* **To do**
Render the material again word for word, skipping the pictures in it.

____

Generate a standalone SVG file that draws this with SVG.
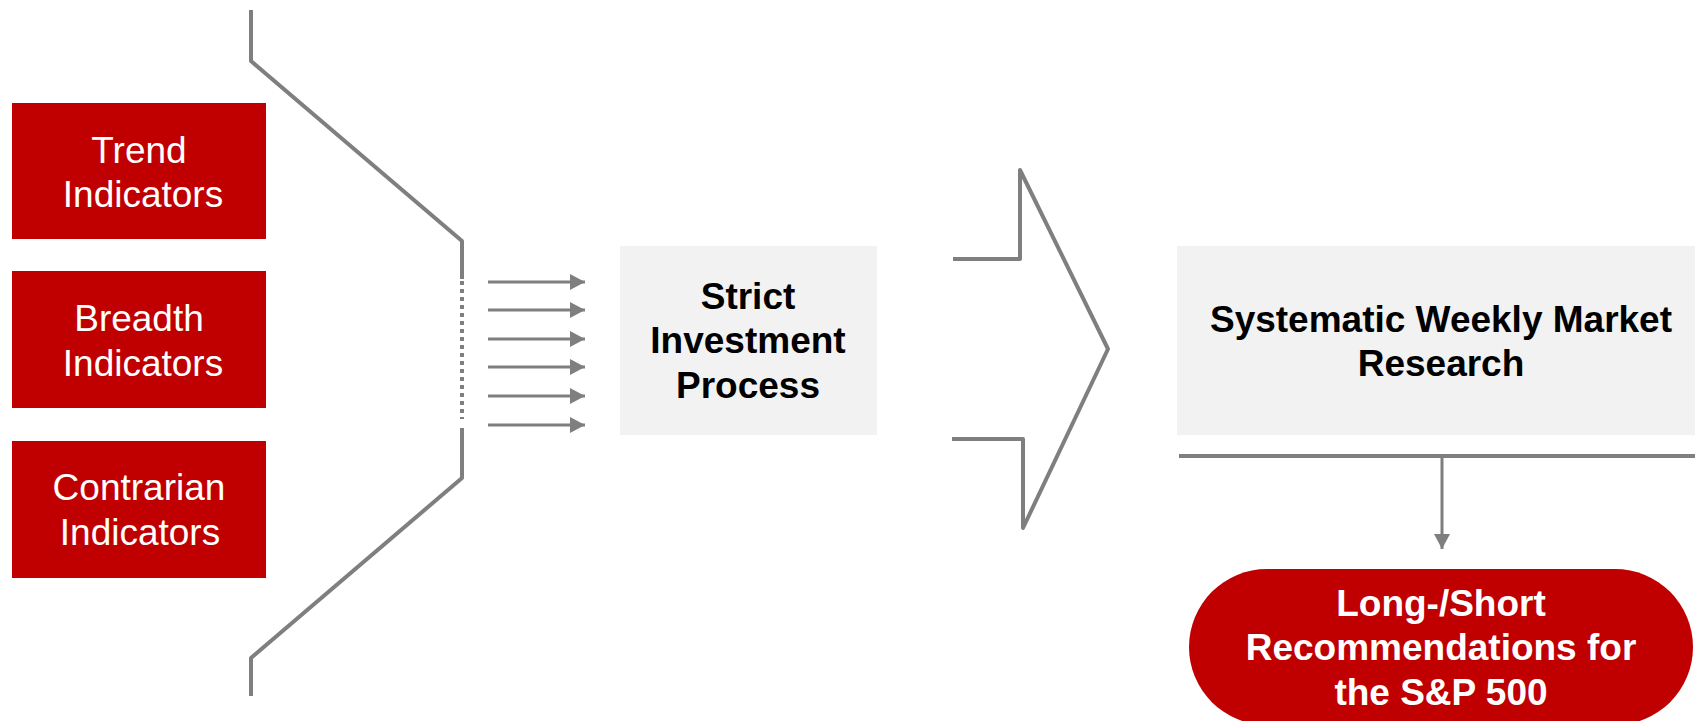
<svg xmlns="http://www.w3.org/2000/svg" width="1695" height="721" viewBox="0 0 1695 721">
<style>
.red{fill:#C00000}
.gray{fill:#F2F2F2}
.ln{fill:none;stroke:#7F7F7F;stroke-width:4;stroke-linejoin:round}
.arr{stroke:#7F7F7F;stroke-width:3}
.tw{font-family:"Liberation Sans",Arial,sans-serif;font-size:37px;fill:#FFFFFF;text-anchor:middle}
.tb{font-family:"Liberation Sans",Arial,sans-serif;font-size:37px;font-weight:bold;fill:#000000;text-anchor:middle}
.twb{font-family:"Liberation Sans",Arial,sans-serif;font-size:37px;font-weight:bold;fill:#FFFFFF;text-anchor:middle}
</style>
<defs>
<marker id="ah" markerUnits="userSpaceOnUse" markerWidth="16" markerHeight="16" refX="15" refY="8" orient="auto">
<path d="M0,0 L15,8 L0,16 Z" fill="#7F7F7F"/>
</marker>
</defs>
<g id="trend">
<rect class="red" x="12" y="103" width="254" height="136"/>
<text class="tw" x="139" y="163">Trend</text>
<text class="tw" x="143" y="207">Indicators</text>
</g>
<g id="breadth">
<rect class="red" x="12" y="271" width="254" height="137"/>
<text class="tw" x="139" y="331">Breadth</text>
<text class="tw" x="143" y="376">Indicators</text>
</g>
<g id="contrarian">
<rect class="red" x="12" y="441" width="254" height="137"/>
<text class="tw" x="139" y="500">Contrarian</text>
<text class="tw" x="140" y="545">Indicators</text>
</g>
<g id="strict">
<rect class="gray" x="620" y="246" width="257" height="189"/>
<text class="tb" x="748" y="309">Strict</text>
<text class="tb" x="748" y="353">Investment</text>
<text class="tb" x="748" y="398">Process</text>
</g>
<g id="systematic">
<rect class="gray" x="1177" y="246" width="518" height="189"/>
<text class="tb" x="1441" y="332">Systematic Weekly Market</text>
<text class="tb" x="1441" y="376">Research</text>
</g>
<g id="recommendations">
<rect class="red" x="1189" y="569" width="504" height="156" rx="78" ry="78"/>
<text class="twb" x="1441" y="616">Long-/Short</text>
<text class="twb" x="1441" y="660">Recommendations for</text>
<text class="twb" x="1441" y="705">the S&amp;P 500</text>
</g>
<g id="connectors">
<path class="ln" d="M251,10 L251,61 L462,241 L462,279"/>
<line x1="462" y1="281" x2="462" y2="419" stroke="#7F7F7F" stroke-width="4" stroke-dasharray="4 4"/>
<path class="ln" d="M462,428 L462,478 L251,658 L251,696"/>
<line class="arr" x1="488" y1="282" x2="585" y2="282" marker-end="url(#ah)"/>
<line class="arr" x1="488" y1="310" x2="585" y2="310" marker-end="url(#ah)"/>
<line class="arr" x1="488" y1="339" x2="585" y2="339" marker-end="url(#ah)"/>
<line class="arr" x1="488" y1="367" x2="585" y2="367" marker-end="url(#ah)"/>
<line class="arr" x1="488" y1="396" x2="585" y2="396" marker-end="url(#ah)"/>
<line class="arr" x1="488" y1="425" x2="585" y2="425" marker-end="url(#ah)"/>
<path class="ln" d="M953,259 L1020,259 L1020,170 L1108,349 L1023,528 L1023,439 L952,439"/>
<line x1="1179" y1="456" x2="1695" y2="456" stroke="#7F7F7F" stroke-width="4"/>
<line class="arr" x1="1442" y1="456" x2="1442" y2="549" marker-end="url(#ah)"/>
</g>
</svg>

____

* **Result of this exercise**
Generate a standalone SVG file that draws this with SVG.
<svg xmlns="http://www.w3.org/2000/svg" width="1695" height="721" viewBox="0 0 1695 721">
<style>
.red{fill:#C00000}
.gray{fill:#F2F2F2}
.ln{fill:none;stroke:#7F7F7F;stroke-width:4;stroke-linejoin:round}
.arr{stroke:#7F7F7F;stroke-width:3}
.tw{font-family:"Liberation Sans",Arial,sans-serif;font-size:37px;fill:#FFFFFF;text-anchor:middle}
.tb{font-family:"Liberation Sans",Arial,sans-serif;font-size:37px;font-weight:bold;fill:#000000;text-anchor:middle}
.twb{font-family:"Liberation Sans",Arial,sans-serif;font-size:37px;font-weight:bold;fill:#FFFFFF;text-anchor:middle}
</style>
<defs>
<marker id="ah" markerUnits="userSpaceOnUse" markerWidth="16" markerHeight="16" refX="15" refY="8" orient="auto">
<path d="M0,0 L15,8 L0,16 Z" fill="#7F7F7F"/>
</marker>
</defs>
<g id="trend">
<rect class="red" x="12" y="103" width="254" height="136"/>
<text class="tw" x="139" y="163">Trend</text>
<text class="tw" x="143" y="207">Indicators</text>
</g>
<g id="breadth">
<rect class="red" x="12" y="271" width="254" height="137"/>
<text class="tw" x="139" y="331">Breadth</text>
<text class="tw" x="143" y="376">Indicators</text>
</g>
<g id="contrarian">
<rect class="red" x="12" y="441" width="254" height="137"/>
<text class="tw" x="139" y="500">Contrarian</text>
<text class="tw" x="140" y="545">Indicators</text>
</g>
<g id="strict">
<rect class="gray" x="620" y="246" width="257" height="189"/>
<text class="tb" x="748" y="309">Strict</text>
<text class="tb" x="748" y="353">Investment</text>
<text class="tb" x="748" y="398">Process</text>
</g>
<g id="systematic">
<rect class="gray" x="1177" y="246" width="518" height="189"/>
<text class="tb" x="1441" y="332">Systematic Weekly Market</text>
<text class="tb" x="1441" y="376">Research</text>
</g>
<g id="recommendations">
<rect class="red" x="1189" y="569" width="504" height="156" rx="78" ry="78"/>
<text class="twb" x="1441" y="616">Long-/Short</text>
<text class="twb" x="1441" y="660">Recommendations for</text>
<text class="twb" x="1441" y="705">the S&amp;P 500</text>
</g>
<g id="connectors">
<path class="ln" d="M251,10 L251,61 L462,241 L462,279"/>
<line x1="462" y1="281" x2="462" y2="419" stroke="#7F7F7F" stroke-width="4" stroke-dasharray="4 4"/>
<path class="ln" d="M462,428 L462,478 L251,658 L251,696"/>
<line class="arr" x1="488" y1="282" x2="585" y2="282" marker-end="url(#ah)"/>
<line class="arr" x1="488" y1="310" x2="585" y2="310" marker-end="url(#ah)"/>
<line class="arr" x1="488" y1="339" x2="585" y2="339" marker-end="url(#ah)"/>
<line class="arr" x1="488" y1="367" x2="585" y2="367" marker-end="url(#ah)"/>
<line class="arr" x1="488" y1="396" x2="585" y2="396" marker-end="url(#ah)"/>
<line class="arr" x1="488" y1="425" x2="585" y2="425" marker-end="url(#ah)"/>
<path class="ln" d="M953,259 L1020,259 L1020,170 L1108,349 L1023,528 L1023,439 L952,439"/>
<line x1="1179" y1="456" x2="1695" y2="456" stroke="#7F7F7F" stroke-width="4"/>
<line class="arr" x1="1442" y1="456" x2="1442" y2="549" marker-end="url(#ah)"/>
</g>
</svg>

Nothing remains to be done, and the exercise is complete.